*REQUIREMENT*
Quote every line of the data below as it stands, omitting pictures.

*DATA*
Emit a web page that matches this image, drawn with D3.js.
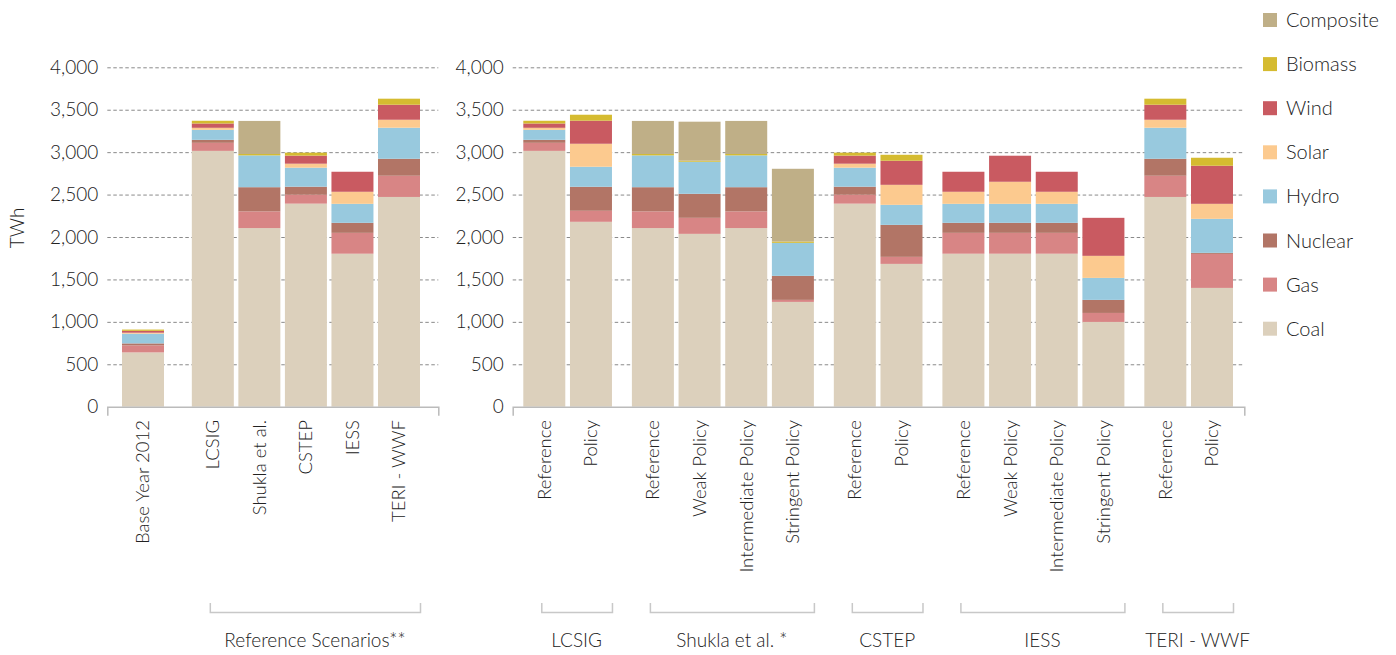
<!DOCTYPE html>
<html>
<head>
<meta charset="utf-8">
<script src="https://cdn.jsdelivr.net/npm/d3@7"></script>
<style>
body { margin: 0; background: #fff; }
text { font-family: Lato, "Open Sans", sans-serif; font-weight: 300; fill: #222; }
</style>
</head>
<body>
<div class="container"></div>
<script>
const wd = 1396
const ht = 655

// stack order, bottom to top
const fuels = ["Coal", "Gas", "Nuclear", "Hydro", "Solar", "Wind", "Biomass", "Composite"]
const colors = ["#dcd0bc", "#d88585", "#b27566", "#98c9de", "#fcca8f", "#c95a61", "#d5bb30", "#bfaf87"]

const leftCats = ["Base Year 2012", "LCSIG", "Shukla et al.", "CSTEP", "IESS", "TERI - WWF"]
const leftGroup = [0, 1, 1, 1, 1, 1]
const leftGroupNames = ["", "Reference Scenarios**"]

const rightCats = ["Reference", "Policy",
  "Reference", "Weak Policy", "Intermediate Policy", "Stringent Policy",
  "Reference", "Policy",
  "Reference", "Weak Policy", "Intermediate Policy", "Stringent Policy",
  "Reference", "Policy"]
const rightGroup = [0, 0, 1, 1, 1, 1, 2, 2, 3, 3, 3, 3, 4, 4]
const rightGroupNames = ["LCSIG", "Shukla et al. *", "CSTEP", "IESS", "TERI - WWF"]

const yTicks = [0, 500, 1000, 1500, 2000, 2500, 3000, 3500, 4000]

// TWh, first 6 = left panel, next 14 = right panel
const coal      = [640, 3015, 2105, 2393, 1803, 2472,  3015, 2179, 2105, 2037, 2105, 1235, 2393, 1683, 1803, 1803, 1803, 999, 2472, 1400]
const gas       = [82, 95, 197, 105, 246, 250,          95, 130, 197, 189, 197, 24, 105, 83, 246, 246, 246, 106, 250, 401]
const nuclear   = [24, 35, 285, 95, 118, 200,           35, 283, 285, 283, 285, 283, 95, 377, 118, 118, 118, 154, 200, 12]
const hydro     = [114, 118, 375, 224, 224, 366,        118, 236, 375, 378, 375, 389, 224, 236, 224, 224, 224, 259, 366, 401]
const solar     = [12, 24, 0, 47, 142, 94,              24, 271, 0, 0, 0, 0, 47, 236, 142, 260, 142, 260, 94, 177]
const wind      = [22, 51, 0, 95, 236, 177,             51, 272, 0, 0, 0, 0, 95, 284, 236, 307, 236, 448, 177, 449]
const biomass   = [15, 32, 16, 35, 0, 71,               32, 70, 16, 12, 16, 16, 35, 70, 0, 0, 0, 0, 71, 94]
const composite = [0, 0, 390, 0, 0, 0,                  0, 0, 390, 460, 390, 857, 0, 0, 0, 0, 0, 0, 0, 0]

const table = coal.map((d, i) => ({
  Coal: coal[i], Gas: gas[i], Nuclear: nuclear[i], Hydro: hydro[i],
  Solar: solar[i], Wind: wind[i], Biomass: biomass[i], Composite: composite[i]
}))
const series = d3.stack().keys(fuels)(table)

const svg = d3.select(".container")
  .append("svg")
  .attr("width", wd)
  .attr("height", ht)

const yScale = d3.scaleLinear()
  .domain([0, 4000])
  .range([406.7, 67.3])

const bw = 42

const panels = [
  {cats: leftCats, groups: leftGroup, names: leftGroupNames, offset: 0, gap: 0.5, barX: [122, 378], axisX: [107.3, 438.3]},
  {cats: rightCats, groups: rightGroup, names: rightGroupNames, offset: 6, gap: 0.327, barX: [523.3, 1191], axisX: [512.7, 1244.3]}
]

panels.forEach(p => {
  const pos = p.cats.map((c, i) => i + (p.groups[i] - p.groups[0]) * p.gap)
  const xScale = d3.scaleLinear()
    .domain([0, d3.max(pos)])
    .range(p.barX)

  // grid + y labels
  const grid = svg.append("g")
    .attr("transform", "translate(" + p.axisX[0] + ",0)")
    .call(d3.axisLeft(yScale)
      .tickValues(yTicks)
      .tickSizeInner(-(p.axisX[1] - p.axisX[0]))
      .tickSizeOuter(0)
      .tickPadding(9)
      .tickFormat(d3.format(",")))
  grid.select(".domain").remove()
  grid.selectAll(".tick line")
    .attr("stroke", "#8a8a8a")
    .attr("stroke-dasharray", "3.5,2.5")
    .filter(d => d === 0).remove()
  grid.selectAll(".tick text")
    .style("font-size", "19px")
    .attr("fill", "#222")

  // bars
  series.forEach((s, k) => {
    svg.append("g")
      .selectAll("rect")
      .data(p.cats.map((c, i) => ({i: i, v: s[p.offset + i]})).filter(d => d.v[1] > d.v[0]))
      .join("rect")
      .attr("x", d => xScale(pos[d.i]))
      .attr("y", d => yScale(d.v[1]))
      .attr("width", bw)
      .attr("height", d => yScale(d.v[0]) - yScale(d.v[1]))
      .attr("fill", colors[k])
  })

  // x axis line
  const xa = svg.append("g")
    .attr("transform", "translate(0," + yScale(0) + ")")
    .call(d3.axisBottom(d3.scaleLinear().range(p.axisX)).tickValues([]).tickSizeOuter(9))
  xa.select(".domain").attr("stroke", "#bbb").attr("stroke-width", 1.5)

  // category labels
  svg.append("g")
    .selectAll("text")
    .data(p.cats)
    .join("text")
    .attr("transform", (d, i) => "translate(" + (xScale(pos[i]) + bw / 2) + ",420) rotate(-90)")
    .attr("text-anchor", "end")
    .attr("dy", "0.35em")
    .style("font-size", "18.5px")
    .text(d => d)

  // group brackets
  p.names.forEach((name, g) => {
    if (!name) return
    const idx = p.groups.map((d, i) => d === g ? i : -1).filter(i => i >= 0)
    const x0 = xScale(pos[idx[0]]) + bw / 2 - 3
    const x1 = xScale(pos[idx[idx.length - 1]]) + bw
    const br = svg.append("g")
      .attr("transform", "translate(0,612)")
      .call(d3.axisTop(d3.scaleLinear().range([x0, x1])).tickValues([]).tickSizeOuter(9))
    br.select(".domain").attr("stroke", "#c8c8c8").attr("stroke-width", 1.5)
    svg.append("text")
      .attr("x", (x0 + x1) / 2)
      .attr("y", 647)
      .attr("text-anchor", "middle")
      .style("font-size", "19px")
      .text(name)
  })
})

// y title
svg.append("text")
  .attr("transform", "translate(17,228) rotate(-90)")
  .attr("text-anchor", "middle")
  .attr("dy", "0.35em")
  .style("font-size", "19px")
  .text("TWh")

// legend
const legend = svg.append("g")
fuels.slice().reverse().forEach((f, i) => {
  const yc = 20 + i * 44.1
  legend.append("rect")
    .attr("x", 1263)
    .attr("y", yc - 7)
    .attr("width", 14)
    .attr("height", 14)
    .attr("fill", colors[fuels.indexOf(f)])
  legend.append("text")
    .attr("x", 1286)
    .attr("y", yc)
    .attr("dy", "0.35em")
    .style("font-size", "20px")
    .text(f)
})
</script>
</body>
</html>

*OUTPUT OF THE TASK*
Emit a web page that matches this image, drawn with D3.js.
<!DOCTYPE html>
<html>
<head>
<meta charset="utf-8">
<script src="https://cdn.jsdelivr.net/npm/d3@7"></script>
<style>
body { margin: 0; background: #fff; }
text { font-family: Lato, "Open Sans", sans-serif; font-weight: 300; fill: #222; }
</style>
</head>
<body>
<div class="container"></div>
<script>
const wd = 1396
const ht = 655

// stack order, bottom to top
const fuels = ["Coal", "Gas", "Nuclear", "Hydro", "Solar", "Wind", "Biomass", "Composite"]
const colors = ["#dcd0bc", "#d88585", "#b27566", "#98c9de", "#fcca8f", "#c95a61", "#d5bb30", "#bfaf87"]

const leftCats = ["Base Year 2012", "LCSIG", "Shukla et al.", "CSTEP", "IESS", "TERI - WWF"]
const leftGroup = [0, 1, 1, 1, 1, 1]
const leftGroupNames = ["", "Reference Scenarios**"]

const rightCats = ["Reference", "Policy",
  "Reference", "Weak Policy", "Intermediate Policy", "Stringent Policy",
  "Reference", "Policy",
  "Reference", "Weak Policy", "Intermediate Policy", "Stringent Policy",
  "Reference", "Policy"]
const rightGroup = [0, 0, 1, 1, 1, 1, 2, 2, 3, 3, 3, 3, 4, 4]
const rightGroupNames = ["LCSIG", "Shukla et al. *", "CSTEP", "IESS", "TERI - WWF"]

const yTicks = [0, 500, 1000, 1500, 2000, 2500, 3000, 3500, 4000]

// TWh, first 6 = left panel, next 14 = right panel
const coal      = [640, 3015, 2105, 2393, 1803, 2472,  3015, 2179, 2105, 2037, 2105, 1235, 2393, 1683, 1803, 1803, 1803, 999, 2472, 1400]
const gas       = [82, 95, 197, 105, 246, 250,          95, 130, 197, 189, 197, 24, 105, 83, 246, 246, 246, 106, 250, 401]
const nuclear   = [24, 35, 285, 95, 118, 200,           35, 283, 285, 283, 285, 283, 95, 377, 118, 118, 118, 154, 200, 12]
const hydro     = [114, 118, 375, 224, 224, 366,        118, 236, 375, 378, 375, 389, 224, 236, 224, 224, 224, 259, 366, 401]
const solar     = [12, 24, 0, 47, 142, 94,              24, 271, 0, 0, 0, 0, 47, 236, 142, 260, 142, 260, 94, 177]
const wind      = [22, 51, 0, 95, 236, 177,             51, 272, 0, 0, 0, 0, 95, 284, 236, 307, 236, 448, 177, 449]
const biomass   = [15, 32, 16, 35, 0, 71,               32, 70, 16, 12, 16, 16, 35, 70, 0, 0, 0, 0, 71, 94]
const composite = [0, 0, 390, 0, 0, 0,                  0, 0, 390, 460, 390, 857, 0, 0, 0, 0, 0, 0, 0, 0]

const table = coal.map((d, i) => ({
  Coal: coal[i], Gas: gas[i], Nuclear: nuclear[i], Hydro: hydro[i],
  Solar: solar[i], Wind: wind[i], Biomass: biomass[i], Composite: composite[i]
}))
const series = d3.stack().keys(fuels)(table)

const svg = d3.select(".container")
  .append("svg")
  .attr("width", wd)
  .attr("height", ht)

const yScale = d3.scaleLinear()
  .domain([0, 4000])
  .range([406.7, 67.3])

const bw = 42

const panels = [
  {cats: leftCats, groups: leftGroup, names: leftGroupNames, offset: 0, gap: 0.5, barX: [122, 378], axisX: [107.3, 438.3]},
  {cats: rightCats, groups: rightGroup, names: rightGroupNames, offset: 6, gap: 0.327, barX: [523.3, 1191], axisX: [512.7, 1244.3]}
]

panels.forEach(p => {
  const pos = p.cats.map((c, i) => i + (p.groups[i] - p.groups[0]) * p.gap)
  const xScale = d3.scaleLinear()
    .domain([0, d3.max(pos)])
    .range(p.barX)

  // grid + y labels
  const grid = svg.append("g")
    .attr("transform", "translate(" + p.axisX[0] + ",0)")
    .call(d3.axisLeft(yScale)
      .tickValues(yTicks)
      .tickSizeInner(-(p.axisX[1] - p.axisX[0]))
      .tickSizeOuter(0)
      .tickPadding(9)
      .tickFormat(d3.format(",")))
  grid.select(".domain").remove()
  grid.selectAll(".tick line")
    .attr("stroke", "#8a8a8a")
    .attr("stroke-dasharray", "3.5,2.5")
    .filter(d => d === 0).remove()
  grid.selectAll(".tick text")
    .style("font-size", "19px")
    .attr("fill", "#222")

  // bars
  series.forEach((s, k) => {
    svg.append("g")
      .selectAll("rect")
      .data(p.cats.map((c, i) => ({i: i, v: s[p.offset + i]})).filter(d => d.v[1] > d.v[0]))
      .join("rect")
      .attr("x", d => xScale(pos[d.i]))
      .attr("y", d => yScale(d.v[1]))
      .attr("width", bw)
      .attr("height", d => yScale(d.v[0]) - yScale(d.v[1]))
      .attr("fill", colors[k])
  })

  // x axis line
  const xa = svg.append("g")
    .attr("transform", "translate(0," + yScale(0) + ")")
    .call(d3.axisBottom(d3.scaleLinear().range(p.axisX)).tickValues([]).tickSizeOuter(9))
  xa.select(".domain").attr("stroke", "#bbb").attr("stroke-width", 1.5)

  // category labels
  svg.append("g")
    .selectAll("text")
    .data(p.cats)
    .join("text")
    .attr("transform", (d, i) => "translate(" + (xScale(pos[i]) + bw / 2) + ",420) rotate(-90)")
    .attr("text-anchor", "end")
    .attr("dy", "0.35em")
    .style("font-size", "18.5px")
    .text(d => d)

  // group brackets
  p.names.forEach((name, g) => {
    if (!name) return
    const idx = p.groups.map((d, i) => d === g ? i : -1).filter(i => i >= 0)
    const x0 = xScale(pos[idx[0]]) + bw / 2 - 3
    const x1 = xScale(pos[idx[idx.length - 1]]) + bw
    const br = svg.append("g")
      .attr("transform", "translate(0,612)")
      .call(d3.axisTop(d3.scaleLinear().range([x0, x1])).tickValues([]).tickSizeOuter(9))
    br.select(".domain").attr("stroke", "#c8c8c8").attr("stroke-width", 1.5)
    svg.append("text")
      .attr("x", (x0 + x1) / 2)
      .attr("y", 647)
      .attr("text-anchor", "middle")
      .style("font-size", "19px")
      .text(name)
  })
})

// y title
svg.append("text")
  .attr("transform", "translate(17,228) rotate(-90)")
  .attr("text-anchor", "middle")
  .attr("dy", "0.35em")
  .style("font-size", "19px")
  .text("TWh")

// legend
const legend = svg.append("g")
fuels.slice().reverse().forEach((f, i) => {
  const yc = 20 + i * 44.1
  legend.append("rect")
    .attr("x", 1263)
    .attr("y", yc - 7)
    .attr("width", 14)
    .attr("height", 14)
    .attr("fill", colors[fuels.indexOf(f)])
  legend.append("text")
    .attr("x", 1286)
    .attr("y", yc)
    .attr("dy", "0.35em")
    .style("font-size", "20px")
    .text(f)
})
</script>
</body>
</html>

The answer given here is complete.